**Material**

------------------------------

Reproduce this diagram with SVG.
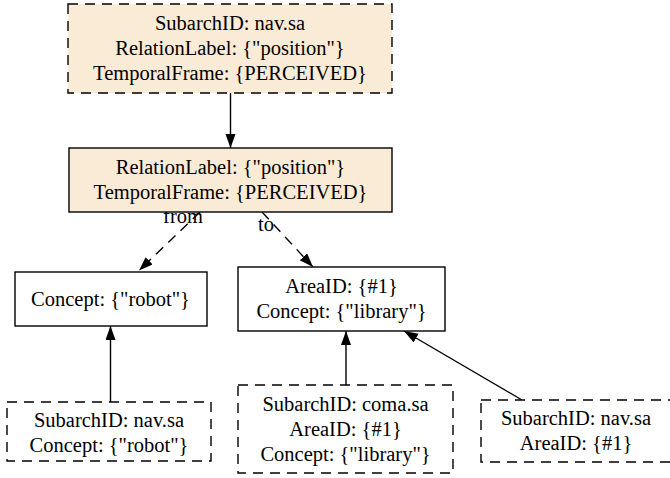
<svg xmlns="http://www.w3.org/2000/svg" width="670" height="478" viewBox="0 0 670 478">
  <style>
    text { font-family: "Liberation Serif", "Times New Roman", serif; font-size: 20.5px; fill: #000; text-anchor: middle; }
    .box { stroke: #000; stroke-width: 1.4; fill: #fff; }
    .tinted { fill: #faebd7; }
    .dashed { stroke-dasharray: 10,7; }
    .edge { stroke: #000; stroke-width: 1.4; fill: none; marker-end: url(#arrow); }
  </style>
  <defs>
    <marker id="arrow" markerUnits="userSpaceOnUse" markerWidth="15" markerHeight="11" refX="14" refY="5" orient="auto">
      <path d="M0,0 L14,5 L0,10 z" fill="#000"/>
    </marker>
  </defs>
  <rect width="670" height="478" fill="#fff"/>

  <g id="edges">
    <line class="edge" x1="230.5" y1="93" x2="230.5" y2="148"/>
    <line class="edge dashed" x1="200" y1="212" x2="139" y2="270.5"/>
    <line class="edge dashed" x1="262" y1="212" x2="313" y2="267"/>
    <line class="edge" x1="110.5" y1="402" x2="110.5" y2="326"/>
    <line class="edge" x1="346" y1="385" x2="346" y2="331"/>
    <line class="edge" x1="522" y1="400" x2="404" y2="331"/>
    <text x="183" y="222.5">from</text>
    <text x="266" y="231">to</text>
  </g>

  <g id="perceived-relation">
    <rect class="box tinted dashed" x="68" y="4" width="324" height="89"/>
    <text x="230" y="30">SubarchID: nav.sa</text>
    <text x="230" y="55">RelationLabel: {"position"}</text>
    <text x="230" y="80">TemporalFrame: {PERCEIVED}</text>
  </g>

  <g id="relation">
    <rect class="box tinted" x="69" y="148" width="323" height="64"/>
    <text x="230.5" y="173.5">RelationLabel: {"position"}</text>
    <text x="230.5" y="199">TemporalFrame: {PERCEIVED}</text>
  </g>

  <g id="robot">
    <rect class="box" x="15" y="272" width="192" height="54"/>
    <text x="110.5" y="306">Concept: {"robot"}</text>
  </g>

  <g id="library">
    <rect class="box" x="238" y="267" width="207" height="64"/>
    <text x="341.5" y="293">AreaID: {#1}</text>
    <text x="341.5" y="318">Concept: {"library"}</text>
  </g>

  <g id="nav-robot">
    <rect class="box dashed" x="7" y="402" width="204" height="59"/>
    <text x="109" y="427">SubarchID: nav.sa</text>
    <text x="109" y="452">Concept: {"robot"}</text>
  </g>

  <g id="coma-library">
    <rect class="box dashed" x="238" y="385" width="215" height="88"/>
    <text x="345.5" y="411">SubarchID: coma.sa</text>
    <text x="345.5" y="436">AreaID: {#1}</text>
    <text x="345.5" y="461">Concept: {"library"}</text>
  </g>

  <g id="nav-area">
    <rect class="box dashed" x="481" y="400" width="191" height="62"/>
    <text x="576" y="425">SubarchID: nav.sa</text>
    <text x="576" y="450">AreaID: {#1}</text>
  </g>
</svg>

------------------------------

**Your goal**
Copy the material shown above in full and exactly. Skip the pictures.

**Solution**
Reproduce this diagram with SVG.
<svg xmlns="http://www.w3.org/2000/svg" width="670" height="478" viewBox="0 0 670 478">
  <style>
    text { font-family: "Liberation Serif", "Times New Roman", serif; font-size: 20.5px; fill: #000; text-anchor: middle; }
    .box { stroke: #000; stroke-width: 1.4; fill: #fff; }
    .tinted { fill: #faebd7; }
    .dashed { stroke-dasharray: 10,7; }
    .edge { stroke: #000; stroke-width: 1.4; fill: none; marker-end: url(#arrow); }
  </style>
  <defs>
    <marker id="arrow" markerUnits="userSpaceOnUse" markerWidth="15" markerHeight="11" refX="14" refY="5" orient="auto">
      <path d="M0,0 L14,5 L0,10 z" fill="#000"/>
    </marker>
  </defs>
  <rect width="670" height="478" fill="#fff"/>

  <g id="edges">
    <line class="edge" x1="230.5" y1="93" x2="230.5" y2="148"/>
    <line class="edge dashed" x1="200" y1="212" x2="139" y2="270.5"/>
    <line class="edge dashed" x1="262" y1="212" x2="313" y2="267"/>
    <line class="edge" x1="110.5" y1="402" x2="110.5" y2="326"/>
    <line class="edge" x1="346" y1="385" x2="346" y2="331"/>
    <line class="edge" x1="522" y1="400" x2="404" y2="331"/>
    <text x="183" y="222.5">from</text>
    <text x="266" y="231">to</text>
  </g>

  <g id="perceived-relation">
    <rect class="box tinted dashed" x="68" y="4" width="324" height="89"/>
    <text x="230" y="30">SubarchID: nav.sa</text>
    <text x="230" y="55">RelationLabel: {"position"}</text>
    <text x="230" y="80">TemporalFrame: {PERCEIVED}</text>
  </g>

  <g id="relation">
    <rect class="box tinted" x="69" y="148" width="323" height="64"/>
    <text x="230.5" y="173.5">RelationLabel: {"position"}</text>
    <text x="230.5" y="199">TemporalFrame: {PERCEIVED}</text>
  </g>

  <g id="robot">
    <rect class="box" x="15" y="272" width="192" height="54"/>
    <text x="110.5" y="306">Concept: {"robot"}</text>
  </g>

  <g id="library">
    <rect class="box" x="238" y="267" width="207" height="64"/>
    <text x="341.5" y="293">AreaID: {#1}</text>
    <text x="341.5" y="318">Concept: {"library"}</text>
  </g>

  <g id="nav-robot">
    <rect class="box dashed" x="7" y="402" width="204" height="59"/>
    <text x="109" y="427">SubarchID: nav.sa</text>
    <text x="109" y="452">Concept: {"robot"}</text>
  </g>

  <g id="coma-library">
    <rect class="box dashed" x="238" y="385" width="215" height="88"/>
    <text x="345.5" y="411">SubarchID: coma.sa</text>
    <text x="345.5" y="436">AreaID: {#1}</text>
    <text x="345.5" y="461">Concept: {"library"}</text>
  </g>

  <g id="nav-area">
    <rect class="box dashed" x="481" y="400" width="191" height="62"/>
    <text x="576" y="425">SubarchID: nav.sa</text>
    <text x="576" y="450">AreaID: {#1}</text>
  </g>
</svg>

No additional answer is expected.